I live in what is arguably one of the great intellectual nerve centers of the world. The Gardner and Fine Arts Museums are a short walk away. As is the greatest single collection of hospitals and medical research in the world. My house is tucked in between Boston University on one side and Northeastern on the other. Boston College is only modestly further away, as is Harvard and MIT. My nephew stayed at our house one summer so he could go to Berklee School of Music. To do so he had to walk by the New England Conservatory.
Our little neighborhood is something of a commercial throw-back. Two Italian brothers run a hair salon down the block. There’s a old fashioned diner called the “Busy Bee” where you can get grease mainlined into your blood stream thanks to a cranky waitress who has been their since before I was born. There’s even an independent hardware store.
When we moved in a decade ago, you had to get in our car to find a grocery store. Near BU there’s a Shaw’s Super Store. And if you drive in pretty much any direction you will eventually find a Whole Foods. But if you want to walk, you were out of luck save for a couple of poorly run convenience stores.
There was a big commercial space that was a Chinese and then Italian restaurant one block away from us. We literally never a soul eat there. Finally, it turned over and became Johnny’s Foodmaster. Johnny’s is a full service grocery store with no frills. The only other one I have ever been in is located in Charlestown, not a likely site for a Whole Foods.
Don’t get me wrong, the Johnny’s is quirky. I am not about to consume their homemade deli specials. And the checkout woman has this oddly high-pitched voice and overly long straight hair that gives the faint impression of the daughter in the Munsters (though her hair is red instead of black her eyes bug out and she is cheery in a way that always makes me think she is excited about sucking my blood).
I’m the kind of dad and husband who sometimes does the shopping and shares the cooking. Having been a single dad with two little kids for six years prior to remarrying I am all about stocking the house with stuff the kids like and cooking simple meals I know they will eat. And nothing pisses me off more than paying $5 for a tiny little box of blueberries.
I have come to love my Johnny’s, even the creepy check out gal from Nightmare on Elm Street. I have added it up and the price of shopping at Johnny’s is roughly half what the same stuff would cost me at Whole Foods. I am not kidding. And the produce is just as good, at times even better. The place is a compact little footprint so I don’t get lost like I do inside the Shaw’s Mega Store. And I can walk.
I’ve spent enough time in Italy to understand the importance of buying locally produced food in season from merchants who specialize what they are good at. In my own little Brookline way, I’ve come up with a routine that works for me. A couple years ago we also got a specialty meat store that is amazing. So I buy my meat there and go to the Johnny’s. If I am desperate for some organic something I got to the Trader Joe’s (located next to the meat store in Coolidge Corner). I no longer get in the car and go to Whole Foods or Shaws. It’s a conscious decision to live a simpler, healthier life for my family and me.
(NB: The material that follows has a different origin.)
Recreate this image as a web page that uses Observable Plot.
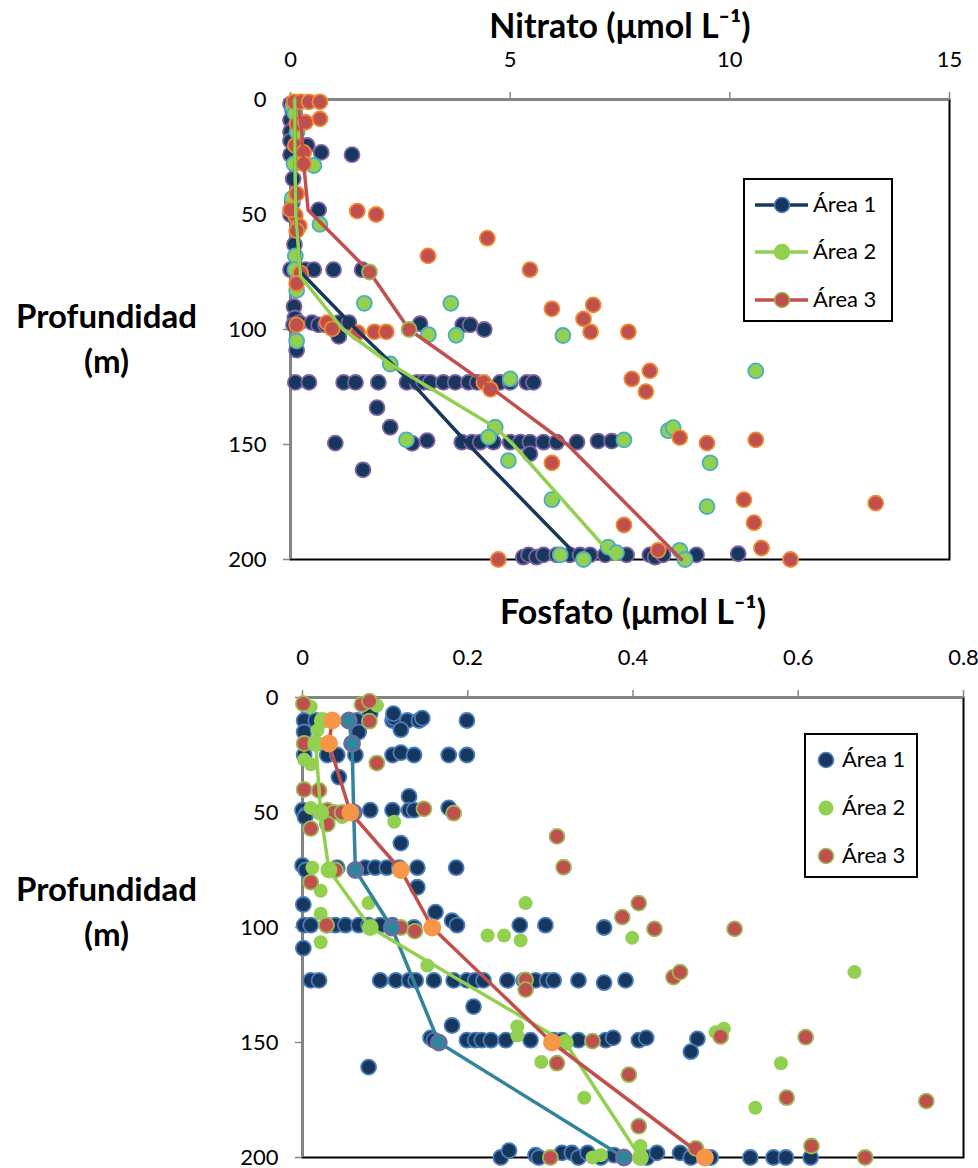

Then the unthinkable happened. I was in line with a massive order at the Johnny’s yesterday when the Munster daughter started talking to herself (she also speaks to herself at a high rate of speed in a voice that makes you think she might very well have a body somewhere in a closet at home) about whether or not she would come back to work after the end of November. I broke into her self-discussion to ask why she would ever consider leaving such a plum job.
“Because Whole Foods has bought the store,” she replied with a look of horror which was matched only my own.
Soon I won’t be able to buy Oreos, regular toilet paper, and Diet Coke down the block. Instead of Eddies Reduced Fat Ice Cream (which I consume by the half gallon) I am going to have to buy some whole milk organic ice cream that costs twice as much and will not allow me to continue my delusion of ice cream being some kind of evening vitamin without calories. And I will be forced to buy $5 blueberries and little plastic cups of mixed fruit for $10. The Yogurt selection will be modestly better but that is hardly a fair trade.
“Yeah they are shutting down November 30th,” my favorite little vampire went on as if speaking to herself instead of me. “But they aren’t reopening until the fall of 2013. What do you do for a whole year with a store that’s already perfect?”